#### GIVEN INSTRUCTION:
Leaving out the pictures, retype all the material exactly.

#### PROVIDED DATA:
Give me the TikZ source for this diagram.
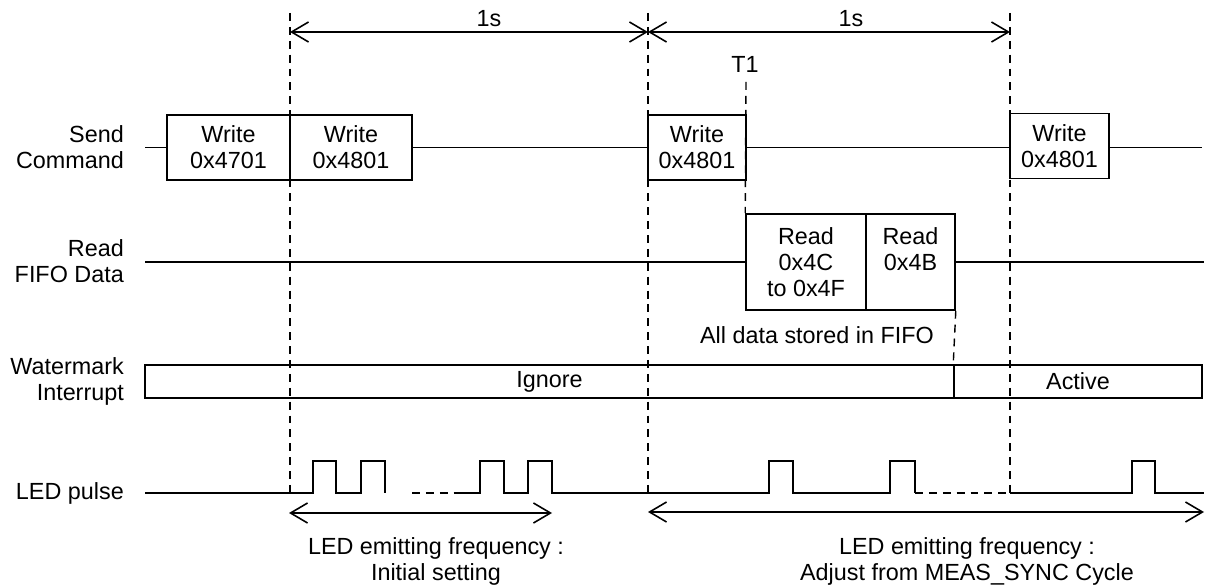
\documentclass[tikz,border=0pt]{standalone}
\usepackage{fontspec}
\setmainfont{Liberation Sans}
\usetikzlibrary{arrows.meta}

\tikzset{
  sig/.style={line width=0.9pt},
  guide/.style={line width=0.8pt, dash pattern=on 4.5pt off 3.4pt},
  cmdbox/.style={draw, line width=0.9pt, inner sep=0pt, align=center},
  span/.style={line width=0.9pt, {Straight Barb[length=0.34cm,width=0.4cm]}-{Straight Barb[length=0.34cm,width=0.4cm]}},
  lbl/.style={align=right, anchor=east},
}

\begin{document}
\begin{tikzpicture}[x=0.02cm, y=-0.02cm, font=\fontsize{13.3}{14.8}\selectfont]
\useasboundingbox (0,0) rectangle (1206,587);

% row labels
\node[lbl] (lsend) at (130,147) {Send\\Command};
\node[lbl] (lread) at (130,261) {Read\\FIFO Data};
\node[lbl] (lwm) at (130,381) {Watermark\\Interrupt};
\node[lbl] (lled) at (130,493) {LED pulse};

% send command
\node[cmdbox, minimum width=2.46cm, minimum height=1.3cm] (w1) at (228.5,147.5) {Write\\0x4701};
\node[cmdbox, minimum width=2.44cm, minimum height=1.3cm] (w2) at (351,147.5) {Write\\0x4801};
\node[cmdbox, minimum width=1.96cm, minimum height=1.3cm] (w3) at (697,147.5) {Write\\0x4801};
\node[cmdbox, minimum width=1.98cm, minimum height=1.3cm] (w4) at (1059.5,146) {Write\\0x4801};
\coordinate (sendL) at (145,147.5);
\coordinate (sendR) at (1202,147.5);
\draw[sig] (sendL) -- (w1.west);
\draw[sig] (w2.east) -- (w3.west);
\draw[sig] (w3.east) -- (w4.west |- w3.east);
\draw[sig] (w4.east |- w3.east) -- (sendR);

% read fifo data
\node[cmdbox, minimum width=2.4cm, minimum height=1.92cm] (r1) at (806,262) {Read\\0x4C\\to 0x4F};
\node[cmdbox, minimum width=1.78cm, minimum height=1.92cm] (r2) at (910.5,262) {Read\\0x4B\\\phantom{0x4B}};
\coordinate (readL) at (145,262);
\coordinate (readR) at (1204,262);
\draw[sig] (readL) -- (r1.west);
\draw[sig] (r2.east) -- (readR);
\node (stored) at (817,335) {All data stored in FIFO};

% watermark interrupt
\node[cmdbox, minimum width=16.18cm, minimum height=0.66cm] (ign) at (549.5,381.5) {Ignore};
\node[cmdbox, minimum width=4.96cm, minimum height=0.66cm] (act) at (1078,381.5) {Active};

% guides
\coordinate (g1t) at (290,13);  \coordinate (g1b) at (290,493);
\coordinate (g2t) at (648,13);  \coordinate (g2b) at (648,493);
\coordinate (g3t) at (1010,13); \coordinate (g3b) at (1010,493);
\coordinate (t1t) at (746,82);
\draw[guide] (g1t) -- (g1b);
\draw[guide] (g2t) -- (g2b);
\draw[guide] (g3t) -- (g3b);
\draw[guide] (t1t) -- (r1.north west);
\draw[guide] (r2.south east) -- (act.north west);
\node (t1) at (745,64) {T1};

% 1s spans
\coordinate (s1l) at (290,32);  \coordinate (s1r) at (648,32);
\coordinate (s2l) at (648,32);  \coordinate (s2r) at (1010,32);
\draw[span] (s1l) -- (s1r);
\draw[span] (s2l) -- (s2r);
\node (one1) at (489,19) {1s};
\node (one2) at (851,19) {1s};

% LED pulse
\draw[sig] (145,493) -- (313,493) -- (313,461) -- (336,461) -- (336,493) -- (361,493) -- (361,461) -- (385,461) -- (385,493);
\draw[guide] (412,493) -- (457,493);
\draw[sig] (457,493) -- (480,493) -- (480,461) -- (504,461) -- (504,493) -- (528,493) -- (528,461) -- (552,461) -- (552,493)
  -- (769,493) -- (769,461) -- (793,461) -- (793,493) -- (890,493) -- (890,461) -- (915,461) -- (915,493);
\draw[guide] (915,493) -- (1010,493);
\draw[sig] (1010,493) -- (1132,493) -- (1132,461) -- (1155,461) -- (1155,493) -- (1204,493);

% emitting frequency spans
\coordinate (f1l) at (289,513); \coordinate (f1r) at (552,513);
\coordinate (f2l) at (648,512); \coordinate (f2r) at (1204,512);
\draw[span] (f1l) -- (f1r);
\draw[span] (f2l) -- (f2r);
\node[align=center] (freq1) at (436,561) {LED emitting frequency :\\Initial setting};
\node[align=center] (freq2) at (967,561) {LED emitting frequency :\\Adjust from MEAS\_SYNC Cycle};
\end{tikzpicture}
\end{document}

#### FINAL RESULT:
Give me the TikZ source for this diagram.
\documentclass[tikz,border=0pt]{standalone}
\usepackage{fontspec}
\setmainfont{Liberation Sans}
\usetikzlibrary{arrows.meta}

\tikzset{
  sig/.style={line width=0.9pt},
  guide/.style={line width=0.8pt, dash pattern=on 4.5pt off 3.4pt},
  cmdbox/.style={draw, line width=0.9pt, inner sep=0pt, align=center},
  span/.style={line width=0.9pt, {Straight Barb[length=0.34cm,width=0.4cm]}-{Straight Barb[length=0.34cm,width=0.4cm]}},
  lbl/.style={align=right, anchor=east},
}

\begin{document}
\begin{tikzpicture}[x=0.02cm, y=-0.02cm, font=\fontsize{13.3}{14.8}\selectfont]
\useasboundingbox (0,0) rectangle (1206,587);

% row labels
\node[lbl] (lsend) at (130,147) {Send\\Command};
\node[lbl] (lread) at (130,261) {Read\\FIFO Data};
\node[lbl] (lwm) at (130,381) {Watermark\\Interrupt};
\node[lbl] (lled) at (130,493) {LED pulse};

% send command
\node[cmdbox, minimum width=2.46cm, minimum height=1.3cm] (w1) at (228.5,147.5) {Write\\0x4701};
\node[cmdbox, minimum width=2.44cm, minimum height=1.3cm] (w2) at (351,147.5) {Write\\0x4801};
\node[cmdbox, minimum width=1.96cm, minimum height=1.3cm] (w3) at (697,147.5) {Write\\0x4801};
\node[cmdbox, minimum width=1.98cm, minimum height=1.3cm] (w4) at (1059.5,146) {Write\\0x4801};
\coordinate (sendL) at (145,147.5);
\coordinate (sendR) at (1202,147.5);
\draw[sig] (sendL) -- (w1.west);
\draw[sig] (w2.east) -- (w3.west);
\draw[sig] (w3.east) -- (w4.west |- w3.east);
\draw[sig] (w4.east |- w3.east) -- (sendR);

% read fifo data
\node[cmdbox, minimum width=2.4cm, minimum height=1.92cm] (r1) at (806,262) {Read\\0x4C\\to 0x4F};
\node[cmdbox, minimum width=1.78cm, minimum height=1.92cm] (r2) at (910.5,262) {Read\\0x4B\\\phantom{0x4B}};
\coordinate (readL) at (145,262);
\coordinate (readR) at (1204,262);
\draw[sig] (readL) -- (r1.west);
\draw[sig] (r2.east) -- (readR);
\node (stored) at (817,335) {All data stored in FIFO};

% watermark interrupt
\node[cmdbox, minimum width=16.18cm, minimum height=0.66cm] (ign) at (549.5,381.5) {Ignore};
\node[cmdbox, minimum width=4.96cm, minimum height=0.66cm] (act) at (1078,381.5) {Active};

% guides
\coordinate (g1t) at (290,13);  \coordinate (g1b) at (290,493);
\coordinate (g2t) at (648,13);  \coordinate (g2b) at (648,493);
\coordinate (g3t) at (1010,13); \coordinate (g3b) at (1010,493);
\coordinate (t1t) at (746,82);
\draw[guide] (g1t) -- (g1b);
\draw[guide] (g2t) -- (g2b);
\draw[guide] (g3t) -- (g3b);
\draw[guide] (t1t) -- (r1.north west);
\draw[guide] (r2.south east) -- (act.north west);
\node (t1) at (745,64) {T1};

% 1s spans
\coordinate (s1l) at (290,32);  \coordinate (s1r) at (648,32);
\coordinate (s2l) at (648,32);  \coordinate (s2r) at (1010,32);
\draw[span] (s1l) -- (s1r);
\draw[span] (s2l) -- (s2r);
\node (one1) at (489,19) {1s};
\node (one2) at (851,19) {1s};

% LED pulse
\draw[sig] (145,493) -- (313,493) -- (313,461) -- (336,461) -- (336,493) -- (361,493) -- (361,461) -- (385,461) -- (385,493);
\draw[guide] (412,493) -- (457,493);
\draw[sig] (457,493) -- (480,493) -- (480,461) -- (504,461) -- (504,493) -- (528,493) -- (528,461) -- (552,461) -- (552,493)
  -- (769,493) -- (769,461) -- (793,461) -- (793,493) -- (890,493) -- (890,461) -- (915,461) -- (915,493);
\draw[guide] (915,493) -- (1010,493);
\draw[sig] (1010,493) -- (1132,493) -- (1132,461) -- (1155,461) -- (1155,493) -- (1204,493);

% emitting frequency spans
\coordinate (f1l) at (289,513); \coordinate (f1r) at (552,513);
\coordinate (f2l) at (648,512); \coordinate (f2r) at (1204,512);
\draw[span] (f1l) -- (f1r);
\draw[span] (f2l) -- (f2r);
\node[align=center] (freq1) at (436,561) {LED emitting frequency :\\Initial setting};
\node[align=center] (freq2) at (967,561) {LED emitting frequency :\\Adjust from MEAS\_SYNC Cycle};
\end{tikzpicture}
\end{document}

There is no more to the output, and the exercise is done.